• Prompt: Look through the data below. Collect every line where the word "Write" occurs.

▬▬▬

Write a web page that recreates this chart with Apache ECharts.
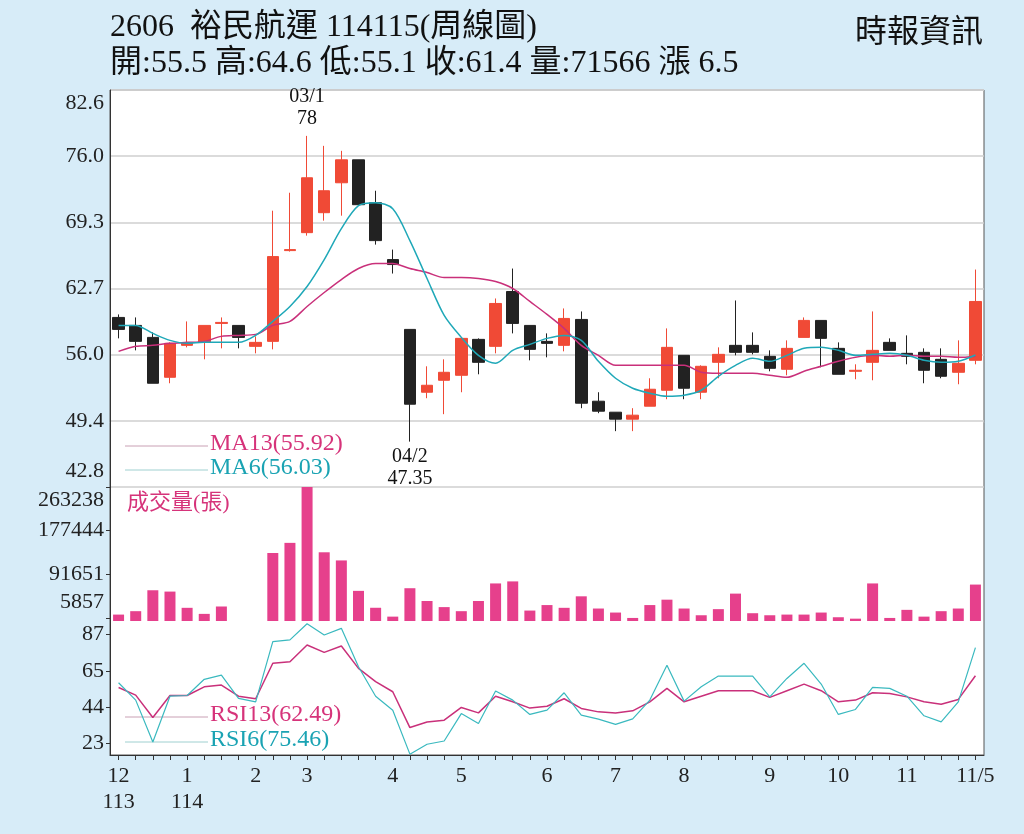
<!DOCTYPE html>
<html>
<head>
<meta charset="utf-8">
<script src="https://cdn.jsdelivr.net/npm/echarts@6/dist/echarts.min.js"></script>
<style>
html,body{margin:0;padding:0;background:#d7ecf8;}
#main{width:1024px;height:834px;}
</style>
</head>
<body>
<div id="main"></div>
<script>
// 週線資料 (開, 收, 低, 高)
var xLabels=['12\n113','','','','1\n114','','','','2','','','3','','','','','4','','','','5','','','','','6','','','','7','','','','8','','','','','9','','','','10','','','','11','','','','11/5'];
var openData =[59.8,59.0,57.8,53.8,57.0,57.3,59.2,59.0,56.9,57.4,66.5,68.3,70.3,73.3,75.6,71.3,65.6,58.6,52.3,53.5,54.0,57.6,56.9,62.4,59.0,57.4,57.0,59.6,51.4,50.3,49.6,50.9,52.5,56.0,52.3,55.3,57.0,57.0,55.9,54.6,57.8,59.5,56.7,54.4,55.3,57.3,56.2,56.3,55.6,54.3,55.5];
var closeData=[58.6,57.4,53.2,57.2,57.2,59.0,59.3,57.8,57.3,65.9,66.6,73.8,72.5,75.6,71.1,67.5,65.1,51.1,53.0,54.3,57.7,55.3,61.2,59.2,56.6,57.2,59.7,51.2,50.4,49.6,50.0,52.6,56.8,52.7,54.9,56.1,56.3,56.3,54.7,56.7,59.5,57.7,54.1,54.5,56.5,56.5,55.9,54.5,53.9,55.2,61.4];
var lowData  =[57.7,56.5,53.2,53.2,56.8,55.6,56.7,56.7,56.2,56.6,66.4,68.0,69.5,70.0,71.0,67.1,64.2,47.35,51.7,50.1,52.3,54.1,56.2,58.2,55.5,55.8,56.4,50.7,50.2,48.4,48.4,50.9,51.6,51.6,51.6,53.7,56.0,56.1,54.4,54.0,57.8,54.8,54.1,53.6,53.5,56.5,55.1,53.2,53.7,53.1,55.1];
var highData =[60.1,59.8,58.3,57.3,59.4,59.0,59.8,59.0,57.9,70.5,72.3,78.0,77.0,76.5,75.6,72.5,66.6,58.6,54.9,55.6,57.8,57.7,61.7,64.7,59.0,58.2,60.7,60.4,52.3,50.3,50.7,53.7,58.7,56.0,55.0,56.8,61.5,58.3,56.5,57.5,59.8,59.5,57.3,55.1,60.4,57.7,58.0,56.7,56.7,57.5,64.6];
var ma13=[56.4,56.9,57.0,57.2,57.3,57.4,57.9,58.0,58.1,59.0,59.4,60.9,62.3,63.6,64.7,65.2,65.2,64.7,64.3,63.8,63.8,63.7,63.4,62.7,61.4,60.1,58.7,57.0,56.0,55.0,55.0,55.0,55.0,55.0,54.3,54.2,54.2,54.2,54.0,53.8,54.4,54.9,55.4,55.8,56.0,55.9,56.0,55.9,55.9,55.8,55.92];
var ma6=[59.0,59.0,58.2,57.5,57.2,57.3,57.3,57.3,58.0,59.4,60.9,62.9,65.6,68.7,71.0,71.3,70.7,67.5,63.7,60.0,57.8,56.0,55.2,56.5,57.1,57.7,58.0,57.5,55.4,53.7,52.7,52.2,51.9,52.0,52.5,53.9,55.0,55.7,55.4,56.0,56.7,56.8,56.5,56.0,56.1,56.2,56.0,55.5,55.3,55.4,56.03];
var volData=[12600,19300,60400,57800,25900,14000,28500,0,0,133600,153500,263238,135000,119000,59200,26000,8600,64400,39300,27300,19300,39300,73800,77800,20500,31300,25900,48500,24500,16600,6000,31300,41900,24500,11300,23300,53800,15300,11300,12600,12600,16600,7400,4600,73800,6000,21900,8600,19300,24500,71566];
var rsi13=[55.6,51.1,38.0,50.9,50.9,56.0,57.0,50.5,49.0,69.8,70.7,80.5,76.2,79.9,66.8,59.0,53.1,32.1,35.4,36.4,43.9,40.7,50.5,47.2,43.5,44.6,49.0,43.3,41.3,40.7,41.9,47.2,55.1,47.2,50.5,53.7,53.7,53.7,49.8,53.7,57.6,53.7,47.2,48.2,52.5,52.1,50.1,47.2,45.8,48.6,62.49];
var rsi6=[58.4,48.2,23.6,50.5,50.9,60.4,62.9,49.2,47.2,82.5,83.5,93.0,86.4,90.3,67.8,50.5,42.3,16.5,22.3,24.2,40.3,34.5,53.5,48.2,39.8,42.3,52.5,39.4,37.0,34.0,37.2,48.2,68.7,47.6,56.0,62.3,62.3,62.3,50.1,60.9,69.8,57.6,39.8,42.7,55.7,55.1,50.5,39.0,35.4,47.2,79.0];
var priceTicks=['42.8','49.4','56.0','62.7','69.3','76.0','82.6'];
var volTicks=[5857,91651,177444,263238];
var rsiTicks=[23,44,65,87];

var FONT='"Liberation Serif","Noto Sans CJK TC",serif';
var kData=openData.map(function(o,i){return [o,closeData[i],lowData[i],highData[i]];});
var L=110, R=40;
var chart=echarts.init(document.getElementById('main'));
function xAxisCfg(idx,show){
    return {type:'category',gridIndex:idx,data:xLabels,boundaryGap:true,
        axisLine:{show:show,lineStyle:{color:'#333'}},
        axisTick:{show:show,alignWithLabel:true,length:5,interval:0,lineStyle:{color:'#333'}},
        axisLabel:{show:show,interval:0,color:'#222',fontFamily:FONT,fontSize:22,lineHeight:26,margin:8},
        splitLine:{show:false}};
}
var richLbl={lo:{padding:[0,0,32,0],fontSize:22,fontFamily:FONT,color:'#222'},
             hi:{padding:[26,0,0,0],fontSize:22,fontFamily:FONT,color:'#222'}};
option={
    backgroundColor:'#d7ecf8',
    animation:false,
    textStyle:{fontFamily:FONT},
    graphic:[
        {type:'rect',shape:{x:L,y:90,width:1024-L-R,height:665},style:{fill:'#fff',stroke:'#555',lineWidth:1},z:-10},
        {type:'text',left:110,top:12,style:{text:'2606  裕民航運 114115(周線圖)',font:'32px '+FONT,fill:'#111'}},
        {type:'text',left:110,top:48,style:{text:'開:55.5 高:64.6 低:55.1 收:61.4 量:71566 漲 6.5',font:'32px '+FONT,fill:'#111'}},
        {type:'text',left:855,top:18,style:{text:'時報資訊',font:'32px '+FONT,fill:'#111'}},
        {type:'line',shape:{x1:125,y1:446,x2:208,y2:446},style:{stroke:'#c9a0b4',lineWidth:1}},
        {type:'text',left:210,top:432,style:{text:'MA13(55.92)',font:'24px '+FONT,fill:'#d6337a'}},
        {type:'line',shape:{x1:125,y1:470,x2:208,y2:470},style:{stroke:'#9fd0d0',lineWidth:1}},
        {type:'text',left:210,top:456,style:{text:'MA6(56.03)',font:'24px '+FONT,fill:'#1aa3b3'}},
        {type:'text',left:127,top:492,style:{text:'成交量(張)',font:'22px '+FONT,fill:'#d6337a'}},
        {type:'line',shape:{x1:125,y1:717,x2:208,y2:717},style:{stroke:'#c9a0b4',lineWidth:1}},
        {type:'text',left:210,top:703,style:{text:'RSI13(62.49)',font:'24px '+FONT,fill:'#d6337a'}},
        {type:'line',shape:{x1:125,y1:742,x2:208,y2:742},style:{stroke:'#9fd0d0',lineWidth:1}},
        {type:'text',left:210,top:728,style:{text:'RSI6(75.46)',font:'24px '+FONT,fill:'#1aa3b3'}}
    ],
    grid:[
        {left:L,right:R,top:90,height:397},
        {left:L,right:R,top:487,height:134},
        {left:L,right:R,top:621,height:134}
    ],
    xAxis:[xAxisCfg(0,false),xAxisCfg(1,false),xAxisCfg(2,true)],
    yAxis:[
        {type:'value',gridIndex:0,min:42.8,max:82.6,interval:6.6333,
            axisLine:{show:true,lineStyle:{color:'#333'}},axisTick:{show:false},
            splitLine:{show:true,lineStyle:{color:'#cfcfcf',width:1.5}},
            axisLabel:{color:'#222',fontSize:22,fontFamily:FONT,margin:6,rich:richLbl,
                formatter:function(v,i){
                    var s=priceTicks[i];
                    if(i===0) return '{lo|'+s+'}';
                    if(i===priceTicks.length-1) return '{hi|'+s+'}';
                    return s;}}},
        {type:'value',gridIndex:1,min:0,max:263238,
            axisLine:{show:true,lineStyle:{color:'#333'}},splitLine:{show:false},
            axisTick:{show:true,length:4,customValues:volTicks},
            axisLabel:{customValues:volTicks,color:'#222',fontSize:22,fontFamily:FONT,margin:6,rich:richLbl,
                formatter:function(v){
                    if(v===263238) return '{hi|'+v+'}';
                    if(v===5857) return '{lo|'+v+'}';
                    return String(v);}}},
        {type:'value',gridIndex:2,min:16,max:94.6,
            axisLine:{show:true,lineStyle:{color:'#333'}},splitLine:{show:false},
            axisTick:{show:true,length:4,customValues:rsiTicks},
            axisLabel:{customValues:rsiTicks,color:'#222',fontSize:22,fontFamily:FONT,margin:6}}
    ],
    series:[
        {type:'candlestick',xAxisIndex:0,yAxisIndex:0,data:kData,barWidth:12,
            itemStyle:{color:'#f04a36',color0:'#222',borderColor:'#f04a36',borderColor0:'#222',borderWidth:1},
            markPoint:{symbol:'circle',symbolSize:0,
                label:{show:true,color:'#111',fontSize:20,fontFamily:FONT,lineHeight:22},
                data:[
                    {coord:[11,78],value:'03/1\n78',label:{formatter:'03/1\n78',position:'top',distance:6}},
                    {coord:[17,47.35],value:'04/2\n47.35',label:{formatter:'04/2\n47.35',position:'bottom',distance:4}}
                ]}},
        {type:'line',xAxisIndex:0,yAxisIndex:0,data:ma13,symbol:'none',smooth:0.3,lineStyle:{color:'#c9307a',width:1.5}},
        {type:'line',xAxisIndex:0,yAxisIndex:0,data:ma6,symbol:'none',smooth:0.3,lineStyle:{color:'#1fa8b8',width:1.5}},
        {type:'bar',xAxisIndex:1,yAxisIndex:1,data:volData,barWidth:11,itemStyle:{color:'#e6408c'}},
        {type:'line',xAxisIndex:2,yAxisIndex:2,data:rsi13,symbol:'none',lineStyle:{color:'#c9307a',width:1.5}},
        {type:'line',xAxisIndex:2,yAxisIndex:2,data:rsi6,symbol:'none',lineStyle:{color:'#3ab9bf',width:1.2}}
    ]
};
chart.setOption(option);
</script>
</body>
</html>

▬▬▬

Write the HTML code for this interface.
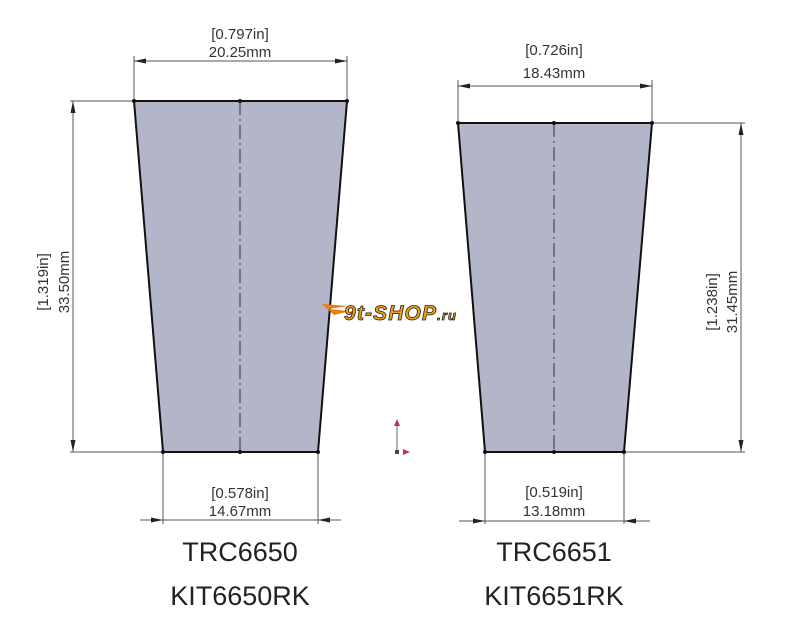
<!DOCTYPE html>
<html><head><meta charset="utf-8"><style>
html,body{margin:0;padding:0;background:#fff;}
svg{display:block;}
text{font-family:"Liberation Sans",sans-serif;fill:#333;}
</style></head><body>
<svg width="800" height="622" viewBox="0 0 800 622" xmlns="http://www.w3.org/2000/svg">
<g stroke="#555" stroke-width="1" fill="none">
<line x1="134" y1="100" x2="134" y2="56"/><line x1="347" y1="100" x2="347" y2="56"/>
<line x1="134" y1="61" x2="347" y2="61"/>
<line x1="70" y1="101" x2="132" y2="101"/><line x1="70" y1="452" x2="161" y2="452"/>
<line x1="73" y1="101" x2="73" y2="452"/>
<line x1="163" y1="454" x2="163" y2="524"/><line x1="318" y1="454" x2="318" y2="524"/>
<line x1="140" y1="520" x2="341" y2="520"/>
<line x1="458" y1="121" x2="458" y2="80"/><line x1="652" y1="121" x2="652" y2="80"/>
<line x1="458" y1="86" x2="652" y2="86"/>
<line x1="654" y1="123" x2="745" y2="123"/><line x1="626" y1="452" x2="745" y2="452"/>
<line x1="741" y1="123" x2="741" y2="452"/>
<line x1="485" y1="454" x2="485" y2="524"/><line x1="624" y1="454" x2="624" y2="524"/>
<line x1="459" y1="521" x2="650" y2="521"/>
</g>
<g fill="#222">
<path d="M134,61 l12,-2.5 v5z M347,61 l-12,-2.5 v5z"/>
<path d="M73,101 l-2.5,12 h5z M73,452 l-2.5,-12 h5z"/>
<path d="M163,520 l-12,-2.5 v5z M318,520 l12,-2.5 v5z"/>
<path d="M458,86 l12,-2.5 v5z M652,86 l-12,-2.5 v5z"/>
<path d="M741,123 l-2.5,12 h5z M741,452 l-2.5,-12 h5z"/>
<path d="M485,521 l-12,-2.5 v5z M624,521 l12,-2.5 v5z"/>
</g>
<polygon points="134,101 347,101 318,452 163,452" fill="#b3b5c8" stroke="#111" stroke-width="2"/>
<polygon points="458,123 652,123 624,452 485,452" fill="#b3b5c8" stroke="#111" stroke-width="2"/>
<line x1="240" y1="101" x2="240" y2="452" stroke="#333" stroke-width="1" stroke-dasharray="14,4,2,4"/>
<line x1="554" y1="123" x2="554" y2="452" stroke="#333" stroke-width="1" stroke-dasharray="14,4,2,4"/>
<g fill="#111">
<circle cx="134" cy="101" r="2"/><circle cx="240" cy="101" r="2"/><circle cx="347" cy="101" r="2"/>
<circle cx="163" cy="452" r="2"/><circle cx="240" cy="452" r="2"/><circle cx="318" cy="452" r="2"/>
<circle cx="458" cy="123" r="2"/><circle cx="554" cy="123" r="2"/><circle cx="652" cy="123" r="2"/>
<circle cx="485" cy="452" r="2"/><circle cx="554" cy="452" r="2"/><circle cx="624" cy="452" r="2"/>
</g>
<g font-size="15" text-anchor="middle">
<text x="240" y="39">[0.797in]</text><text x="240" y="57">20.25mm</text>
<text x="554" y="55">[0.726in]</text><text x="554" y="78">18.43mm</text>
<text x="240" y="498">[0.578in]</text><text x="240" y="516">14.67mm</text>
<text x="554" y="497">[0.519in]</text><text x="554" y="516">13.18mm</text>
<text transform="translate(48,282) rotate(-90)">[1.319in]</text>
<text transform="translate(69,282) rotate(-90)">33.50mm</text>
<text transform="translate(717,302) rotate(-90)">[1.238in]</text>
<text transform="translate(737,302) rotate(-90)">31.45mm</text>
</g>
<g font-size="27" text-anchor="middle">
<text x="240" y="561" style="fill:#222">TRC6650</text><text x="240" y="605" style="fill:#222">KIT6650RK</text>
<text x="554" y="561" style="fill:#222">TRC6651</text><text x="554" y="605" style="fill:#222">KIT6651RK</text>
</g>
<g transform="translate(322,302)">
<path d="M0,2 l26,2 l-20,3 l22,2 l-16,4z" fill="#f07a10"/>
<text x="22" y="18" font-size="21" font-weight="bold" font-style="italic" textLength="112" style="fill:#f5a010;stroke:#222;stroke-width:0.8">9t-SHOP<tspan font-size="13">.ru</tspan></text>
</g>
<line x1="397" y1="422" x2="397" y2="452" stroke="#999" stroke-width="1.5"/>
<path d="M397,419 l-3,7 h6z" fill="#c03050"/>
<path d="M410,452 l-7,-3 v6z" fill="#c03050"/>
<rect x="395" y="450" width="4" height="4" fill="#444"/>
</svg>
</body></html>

▬▬▬

• The result:
Write a web page that recreates this chart with Apache ECharts.
Write the HTML code for this interface.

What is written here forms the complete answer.